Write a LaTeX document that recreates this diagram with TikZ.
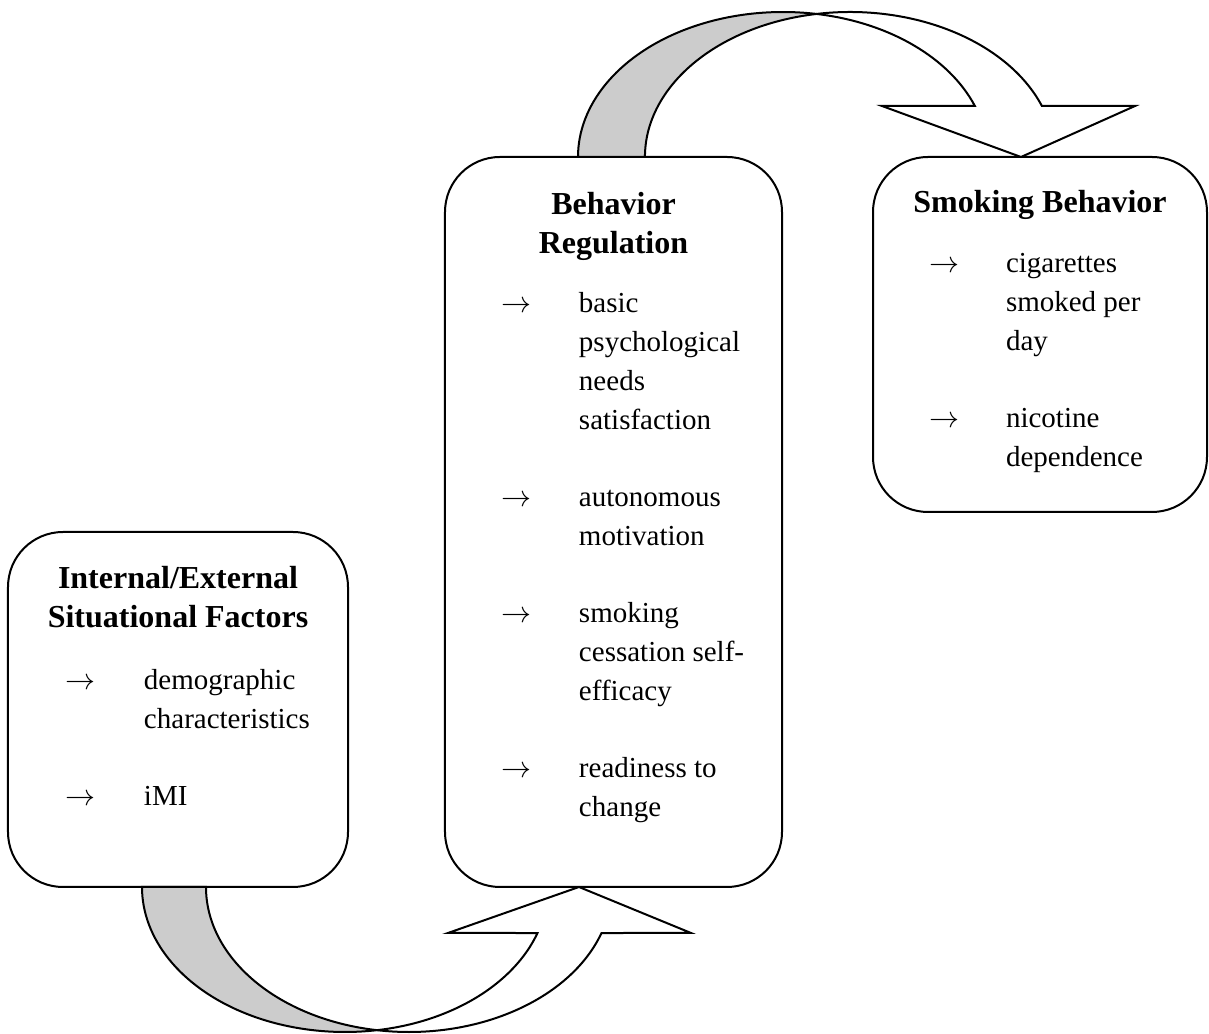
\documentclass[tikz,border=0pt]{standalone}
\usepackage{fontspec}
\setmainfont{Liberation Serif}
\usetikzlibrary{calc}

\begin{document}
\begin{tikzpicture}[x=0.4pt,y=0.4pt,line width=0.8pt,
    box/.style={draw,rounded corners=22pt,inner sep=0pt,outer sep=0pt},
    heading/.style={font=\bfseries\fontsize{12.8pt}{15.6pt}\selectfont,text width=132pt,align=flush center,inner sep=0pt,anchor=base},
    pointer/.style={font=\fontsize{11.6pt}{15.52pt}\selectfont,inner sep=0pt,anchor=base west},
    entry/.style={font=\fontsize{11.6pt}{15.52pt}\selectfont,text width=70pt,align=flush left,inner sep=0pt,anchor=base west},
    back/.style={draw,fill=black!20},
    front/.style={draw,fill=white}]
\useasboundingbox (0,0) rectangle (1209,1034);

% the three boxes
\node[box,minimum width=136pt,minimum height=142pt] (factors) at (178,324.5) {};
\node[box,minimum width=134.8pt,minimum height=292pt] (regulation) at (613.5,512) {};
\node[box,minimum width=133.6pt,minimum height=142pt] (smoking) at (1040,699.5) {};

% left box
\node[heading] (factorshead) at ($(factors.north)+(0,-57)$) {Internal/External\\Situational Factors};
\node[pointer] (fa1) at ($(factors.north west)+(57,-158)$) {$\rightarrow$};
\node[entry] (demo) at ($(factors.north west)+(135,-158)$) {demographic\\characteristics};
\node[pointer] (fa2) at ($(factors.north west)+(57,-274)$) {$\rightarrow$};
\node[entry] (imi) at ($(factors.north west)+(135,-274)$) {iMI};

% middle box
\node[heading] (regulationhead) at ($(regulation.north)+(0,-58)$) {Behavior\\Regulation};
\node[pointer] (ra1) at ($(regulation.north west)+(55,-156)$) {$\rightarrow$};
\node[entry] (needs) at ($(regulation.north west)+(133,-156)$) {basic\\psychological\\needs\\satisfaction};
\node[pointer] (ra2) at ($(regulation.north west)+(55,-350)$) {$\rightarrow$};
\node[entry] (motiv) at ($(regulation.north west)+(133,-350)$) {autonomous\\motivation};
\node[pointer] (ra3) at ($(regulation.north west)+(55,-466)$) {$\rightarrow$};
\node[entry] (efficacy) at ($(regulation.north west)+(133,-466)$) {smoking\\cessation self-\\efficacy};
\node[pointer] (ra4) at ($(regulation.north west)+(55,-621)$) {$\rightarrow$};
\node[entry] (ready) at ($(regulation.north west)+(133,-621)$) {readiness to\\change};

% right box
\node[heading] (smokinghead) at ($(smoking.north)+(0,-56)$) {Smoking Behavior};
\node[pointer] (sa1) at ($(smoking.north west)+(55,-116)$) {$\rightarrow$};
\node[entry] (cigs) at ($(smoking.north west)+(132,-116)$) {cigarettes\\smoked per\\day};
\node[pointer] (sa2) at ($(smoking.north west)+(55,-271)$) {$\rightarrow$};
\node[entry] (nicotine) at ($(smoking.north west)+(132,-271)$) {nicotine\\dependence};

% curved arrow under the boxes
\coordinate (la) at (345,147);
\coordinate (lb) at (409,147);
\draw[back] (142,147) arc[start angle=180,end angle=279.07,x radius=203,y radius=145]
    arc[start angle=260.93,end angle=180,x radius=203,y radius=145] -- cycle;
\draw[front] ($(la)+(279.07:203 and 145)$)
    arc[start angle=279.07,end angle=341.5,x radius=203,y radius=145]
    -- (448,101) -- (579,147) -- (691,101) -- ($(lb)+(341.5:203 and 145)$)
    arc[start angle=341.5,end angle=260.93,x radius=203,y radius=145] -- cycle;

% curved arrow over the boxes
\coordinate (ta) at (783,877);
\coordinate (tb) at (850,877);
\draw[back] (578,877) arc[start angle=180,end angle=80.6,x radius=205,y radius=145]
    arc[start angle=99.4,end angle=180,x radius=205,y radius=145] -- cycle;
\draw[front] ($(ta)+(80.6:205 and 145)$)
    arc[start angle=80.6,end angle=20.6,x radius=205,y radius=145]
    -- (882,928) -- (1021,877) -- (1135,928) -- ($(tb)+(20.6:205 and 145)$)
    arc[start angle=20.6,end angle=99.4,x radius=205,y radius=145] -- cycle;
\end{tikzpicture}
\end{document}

Your objective:
Your task is an exact transcription of all the data, minus the pictures.

Complete response:
Write a LaTeX document that recreates this diagram with TikZ.
\documentclass[tikz,border=0pt]{standalone}
\usepackage{fontspec}
\setmainfont{Liberation Serif}
\usetikzlibrary{calc}

\begin{document}
\begin{tikzpicture}[x=0.4pt,y=0.4pt,line width=0.8pt,
    box/.style={draw,rounded corners=22pt,inner sep=0pt,outer sep=0pt},
    heading/.style={font=\bfseries\fontsize{12.8pt}{15.6pt}\selectfont,text width=132pt,align=flush center,inner sep=0pt,anchor=base},
    pointer/.style={font=\fontsize{11.6pt}{15.52pt}\selectfont,inner sep=0pt,anchor=base west},
    entry/.style={font=\fontsize{11.6pt}{15.52pt}\selectfont,text width=70pt,align=flush left,inner sep=0pt,anchor=base west},
    back/.style={draw,fill=black!20},
    front/.style={draw,fill=white}]
\useasboundingbox (0,0) rectangle (1209,1034);

% the three boxes
\node[box,minimum width=136pt,minimum height=142pt] (factors) at (178,324.5) {};
\node[box,minimum width=134.8pt,minimum height=292pt] (regulation) at (613.5,512) {};
\node[box,minimum width=133.6pt,minimum height=142pt] (smoking) at (1040,699.5) {};

% left box
\node[heading] (factorshead) at ($(factors.north)+(0,-57)$) {Internal/External\\Situational Factors};
\node[pointer] (fa1) at ($(factors.north west)+(57,-158)$) {$\rightarrow$};
\node[entry] (demo) at ($(factors.north west)+(135,-158)$) {demographic\\characteristics};
\node[pointer] (fa2) at ($(factors.north west)+(57,-274)$) {$\rightarrow$};
\node[entry] (imi) at ($(factors.north west)+(135,-274)$) {iMI};

% middle box
\node[heading] (regulationhead) at ($(regulation.north)+(0,-58)$) {Behavior\\Regulation};
\node[pointer] (ra1) at ($(regulation.north west)+(55,-156)$) {$\rightarrow$};
\node[entry] (needs) at ($(regulation.north west)+(133,-156)$) {basic\\psychological\\needs\\satisfaction};
\node[pointer] (ra2) at ($(regulation.north west)+(55,-350)$) {$\rightarrow$};
\node[entry] (motiv) at ($(regulation.north west)+(133,-350)$) {autonomous\\motivation};
\node[pointer] (ra3) at ($(regulation.north west)+(55,-466)$) {$\rightarrow$};
\node[entry] (efficacy) at ($(regulation.north west)+(133,-466)$) {smoking\\cessation self-\\efficacy};
\node[pointer] (ra4) at ($(regulation.north west)+(55,-621)$) {$\rightarrow$};
\node[entry] (ready) at ($(regulation.north west)+(133,-621)$) {readiness to\\change};

% right box
\node[heading] (smokinghead) at ($(smoking.north)+(0,-56)$) {Smoking Behavior};
\node[pointer] (sa1) at ($(smoking.north west)+(55,-116)$) {$\rightarrow$};
\node[entry] (cigs) at ($(smoking.north west)+(132,-116)$) {cigarettes\\smoked per\\day};
\node[pointer] (sa2) at ($(smoking.north west)+(55,-271)$) {$\rightarrow$};
\node[entry] (nicotine) at ($(smoking.north west)+(132,-271)$) {nicotine\\dependence};

% curved arrow under the boxes
\coordinate (la) at (345,147);
\coordinate (lb) at (409,147);
\draw[back] (142,147) arc[start angle=180,end angle=279.07,x radius=203,y radius=145]
    arc[start angle=260.93,end angle=180,x radius=203,y radius=145] -- cycle;
\draw[front] ($(la)+(279.07:203 and 145)$)
    arc[start angle=279.07,end angle=341.5,x radius=203,y radius=145]
    -- (448,101) -- (579,147) -- (691,101) -- ($(lb)+(341.5:203 and 145)$)
    arc[start angle=341.5,end angle=260.93,x radius=203,y radius=145] -- cycle;

% curved arrow over the boxes
\coordinate (ta) at (783,877);
\coordinate (tb) at (850,877);
\draw[back] (578,877) arc[start angle=180,end angle=80.6,x radius=205,y radius=145]
    arc[start angle=99.4,end angle=180,x radius=205,y radius=145] -- cycle;
\draw[front] ($(ta)+(80.6:205 and 145)$)
    arc[start angle=80.6,end angle=20.6,x radius=205,y radius=145]
    -- (882,928) -- (1021,877) -- (1135,928) -- ($(tb)+(20.6:205 and 145)$)
    arc[start angle=20.6,end angle=99.4,x radius=205,y radius=145] -- cycle;
\end{tikzpicture}
\end{document}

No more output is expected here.